Usually working as a content writer, copywriter and translator, al-Omari has no option of working in Lebanon under the labour restrictions – which mostly limit work for Syrians to labour-intensive fields such as agriculture.
But even if he works online, he cannot receive his salary as he is unable to open a bank account or even money transfer services.
It is precisely due to these restrictions, including the fear of not being able to pay for rent, that al-Omari has decided to smuggle himself back into Syria within the next couple of weeks.
“I will just hide there and figure something out. I fully believe it’s going to be much safer for me than hiding in Lebanon,” he said.
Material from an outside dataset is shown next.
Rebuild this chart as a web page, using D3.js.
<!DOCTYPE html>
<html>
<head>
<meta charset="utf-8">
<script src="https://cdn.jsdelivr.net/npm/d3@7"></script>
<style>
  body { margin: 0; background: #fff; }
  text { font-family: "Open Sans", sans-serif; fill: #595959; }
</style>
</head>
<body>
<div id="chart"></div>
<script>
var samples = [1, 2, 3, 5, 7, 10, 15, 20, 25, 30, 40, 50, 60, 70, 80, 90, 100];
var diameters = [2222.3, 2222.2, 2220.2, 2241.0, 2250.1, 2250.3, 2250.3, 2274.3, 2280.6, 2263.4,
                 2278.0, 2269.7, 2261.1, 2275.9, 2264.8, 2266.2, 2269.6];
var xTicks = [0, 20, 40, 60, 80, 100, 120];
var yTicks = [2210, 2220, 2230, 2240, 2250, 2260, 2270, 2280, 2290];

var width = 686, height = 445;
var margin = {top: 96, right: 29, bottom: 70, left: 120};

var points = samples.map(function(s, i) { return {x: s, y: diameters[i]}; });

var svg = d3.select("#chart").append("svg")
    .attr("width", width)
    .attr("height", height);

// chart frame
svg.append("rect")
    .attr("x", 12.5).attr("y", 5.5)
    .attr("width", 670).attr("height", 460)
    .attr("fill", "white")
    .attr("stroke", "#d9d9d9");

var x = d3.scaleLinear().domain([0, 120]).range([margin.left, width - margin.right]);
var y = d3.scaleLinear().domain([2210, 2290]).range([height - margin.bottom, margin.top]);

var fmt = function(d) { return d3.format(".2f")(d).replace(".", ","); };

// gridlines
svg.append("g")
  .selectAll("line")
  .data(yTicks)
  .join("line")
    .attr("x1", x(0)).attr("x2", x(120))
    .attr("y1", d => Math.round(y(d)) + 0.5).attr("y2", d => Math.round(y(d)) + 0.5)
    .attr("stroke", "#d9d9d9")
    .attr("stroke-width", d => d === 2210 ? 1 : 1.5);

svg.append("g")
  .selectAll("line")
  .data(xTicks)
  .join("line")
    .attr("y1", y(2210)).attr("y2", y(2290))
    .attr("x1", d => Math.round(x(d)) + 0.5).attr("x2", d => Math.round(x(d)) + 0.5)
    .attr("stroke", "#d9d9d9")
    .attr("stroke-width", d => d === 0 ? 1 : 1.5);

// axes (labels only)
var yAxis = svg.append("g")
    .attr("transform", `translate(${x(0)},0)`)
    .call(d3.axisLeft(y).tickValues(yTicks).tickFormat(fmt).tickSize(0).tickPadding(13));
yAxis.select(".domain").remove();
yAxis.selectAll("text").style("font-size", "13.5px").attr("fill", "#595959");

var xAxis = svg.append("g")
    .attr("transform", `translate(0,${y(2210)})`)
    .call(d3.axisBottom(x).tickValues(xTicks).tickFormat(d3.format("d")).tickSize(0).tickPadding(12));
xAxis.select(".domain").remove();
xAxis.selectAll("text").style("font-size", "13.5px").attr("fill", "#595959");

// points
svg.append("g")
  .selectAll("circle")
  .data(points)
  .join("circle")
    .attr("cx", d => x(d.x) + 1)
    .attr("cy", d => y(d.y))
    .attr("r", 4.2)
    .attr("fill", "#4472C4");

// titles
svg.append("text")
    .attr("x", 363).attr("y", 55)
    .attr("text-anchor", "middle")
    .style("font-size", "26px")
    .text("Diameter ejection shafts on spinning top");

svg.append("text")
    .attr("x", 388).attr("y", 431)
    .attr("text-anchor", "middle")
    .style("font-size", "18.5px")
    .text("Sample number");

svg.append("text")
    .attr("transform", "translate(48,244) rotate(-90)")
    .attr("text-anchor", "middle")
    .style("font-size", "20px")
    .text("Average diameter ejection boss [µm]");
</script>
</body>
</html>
“There I can hide in one of my friend’s apartments, and I know I will be safe because [the regime] are not invading houses any more looking for people like they’re doing here in Lebanon.”
Al-Omari is trying to sell his guitar in order to pay for the smuggler’s fees.
He knows he is taking a risk, but al-Omari says his current situation is untenable, and that his time in Lebanon has turned him into an insecure, introverted person.
“I became very stand-offish, because everywhere I go, I feel so alienated and discriminated by everyone and my movement is limited to its fullest extent,” he said.
He wishes he could tell everyone in Lebanon that he is not their enemy and that he did not even want to leave his country in the first place.
“If you took all of that hard work that you’re putting into hating us, me and my people, into actually solving your own bullshit you would be doing much better than you are right now.”